----- Information provided
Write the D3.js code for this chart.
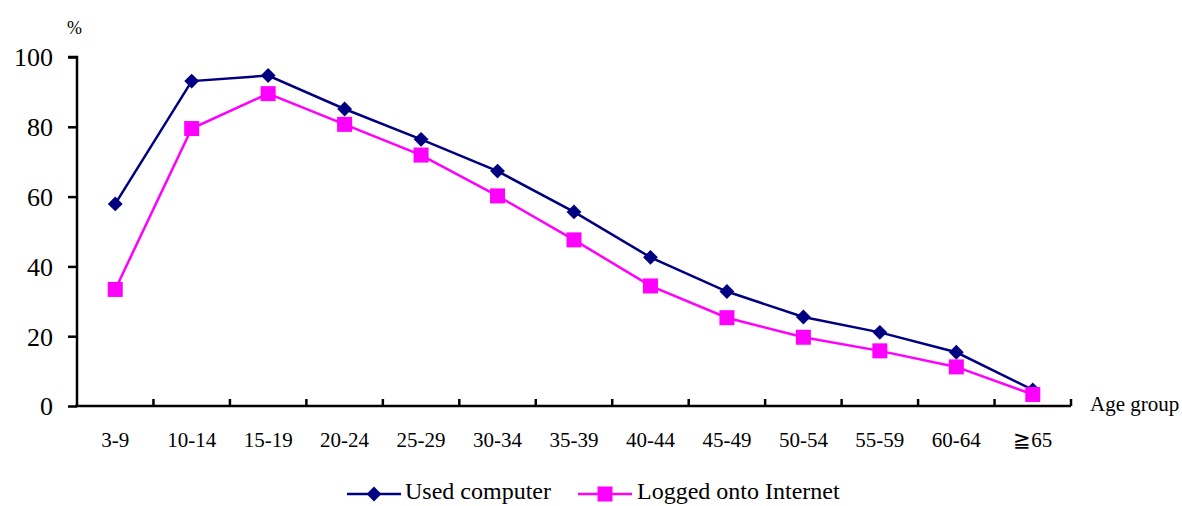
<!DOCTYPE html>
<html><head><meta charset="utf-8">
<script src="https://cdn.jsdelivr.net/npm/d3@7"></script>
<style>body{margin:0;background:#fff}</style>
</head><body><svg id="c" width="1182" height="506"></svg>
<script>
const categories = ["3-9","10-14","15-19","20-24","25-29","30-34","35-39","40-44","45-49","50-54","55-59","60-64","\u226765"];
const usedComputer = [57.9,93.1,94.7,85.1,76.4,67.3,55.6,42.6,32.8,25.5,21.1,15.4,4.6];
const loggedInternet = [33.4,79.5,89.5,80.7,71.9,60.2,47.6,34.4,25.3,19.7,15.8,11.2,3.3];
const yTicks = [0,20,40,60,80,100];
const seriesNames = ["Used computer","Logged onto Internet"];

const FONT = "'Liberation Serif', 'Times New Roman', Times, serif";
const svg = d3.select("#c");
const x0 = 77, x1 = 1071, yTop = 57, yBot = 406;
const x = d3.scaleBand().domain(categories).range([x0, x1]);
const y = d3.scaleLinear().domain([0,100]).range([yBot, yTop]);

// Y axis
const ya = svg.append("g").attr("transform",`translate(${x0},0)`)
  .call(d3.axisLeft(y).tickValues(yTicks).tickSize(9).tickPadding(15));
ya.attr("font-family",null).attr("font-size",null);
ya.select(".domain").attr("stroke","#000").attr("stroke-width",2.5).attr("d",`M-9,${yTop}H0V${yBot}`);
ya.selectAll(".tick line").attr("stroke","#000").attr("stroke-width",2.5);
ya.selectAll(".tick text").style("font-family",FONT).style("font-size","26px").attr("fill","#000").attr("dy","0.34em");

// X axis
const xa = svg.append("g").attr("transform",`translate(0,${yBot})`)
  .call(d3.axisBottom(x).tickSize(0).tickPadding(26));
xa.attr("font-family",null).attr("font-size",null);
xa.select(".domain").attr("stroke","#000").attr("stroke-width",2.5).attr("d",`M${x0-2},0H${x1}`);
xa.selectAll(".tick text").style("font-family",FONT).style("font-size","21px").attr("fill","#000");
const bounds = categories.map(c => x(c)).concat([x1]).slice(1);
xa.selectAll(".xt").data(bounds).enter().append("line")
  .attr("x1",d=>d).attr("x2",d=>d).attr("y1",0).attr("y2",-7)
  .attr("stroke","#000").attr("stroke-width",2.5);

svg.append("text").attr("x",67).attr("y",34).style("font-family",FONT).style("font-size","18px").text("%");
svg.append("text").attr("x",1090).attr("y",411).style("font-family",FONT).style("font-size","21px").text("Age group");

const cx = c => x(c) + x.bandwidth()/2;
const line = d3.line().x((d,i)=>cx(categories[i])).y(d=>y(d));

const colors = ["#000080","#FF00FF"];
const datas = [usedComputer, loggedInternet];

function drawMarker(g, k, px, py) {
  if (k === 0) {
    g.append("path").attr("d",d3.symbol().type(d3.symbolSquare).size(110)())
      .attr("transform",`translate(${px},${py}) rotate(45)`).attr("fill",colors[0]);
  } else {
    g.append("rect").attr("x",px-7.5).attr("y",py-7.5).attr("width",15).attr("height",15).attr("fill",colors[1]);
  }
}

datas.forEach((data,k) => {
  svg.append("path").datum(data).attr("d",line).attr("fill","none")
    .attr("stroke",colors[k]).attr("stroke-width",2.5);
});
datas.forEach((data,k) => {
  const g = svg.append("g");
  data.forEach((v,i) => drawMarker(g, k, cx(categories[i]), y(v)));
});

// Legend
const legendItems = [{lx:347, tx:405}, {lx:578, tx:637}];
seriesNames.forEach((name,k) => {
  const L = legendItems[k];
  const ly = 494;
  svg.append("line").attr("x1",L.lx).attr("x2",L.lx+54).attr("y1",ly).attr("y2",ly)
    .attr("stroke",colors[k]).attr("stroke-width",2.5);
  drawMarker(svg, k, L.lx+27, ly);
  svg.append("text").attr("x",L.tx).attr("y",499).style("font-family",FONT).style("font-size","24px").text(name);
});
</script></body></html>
----------
[Instructions to follow]
Copy nothing but the lines from the first one in the listing through the line with "const y = d3.scaleLinear().domain([0,100]).range([yBot, yTop]);", and omit the pictures.

[Task solution]
Write the D3.js code for this chart.
<!DOCTYPE html>
<html><head><meta charset="utf-8">
<script src="https://cdn.jsdelivr.net/npm/d3@7"></script>
<style>body{margin:0;background:#fff}</style>
</head><body><svg id="c" width="1182" height="506"></svg>
<script>
const categories = ["3-9","10-14","15-19","20-24","25-29","30-34","35-39","40-44","45-49","50-54","55-59","60-64","\u226765"];
const usedComputer = [57.9,93.1,94.7,85.1,76.4,67.3,55.6,42.6,32.8,25.5,21.1,15.4,4.6];
const loggedInternet = [33.4,79.5,89.5,80.7,71.9,60.2,47.6,34.4,25.3,19.7,15.8,11.2,3.3];
const yTicks = [0,20,40,60,80,100];
const seriesNames = ["Used computer","Logged onto Internet"];

const FONT = "'Liberation Serif', 'Times New Roman', Times, serif";
const svg = d3.select("#c");
const x0 = 77, x1 = 1071, yTop = 57, yBot = 406;
const x = d3.scaleBand().domain(categories).range([x0, x1]);
const y = d3.scaleLinear().domain([0,100]).range([yBot, yTop]);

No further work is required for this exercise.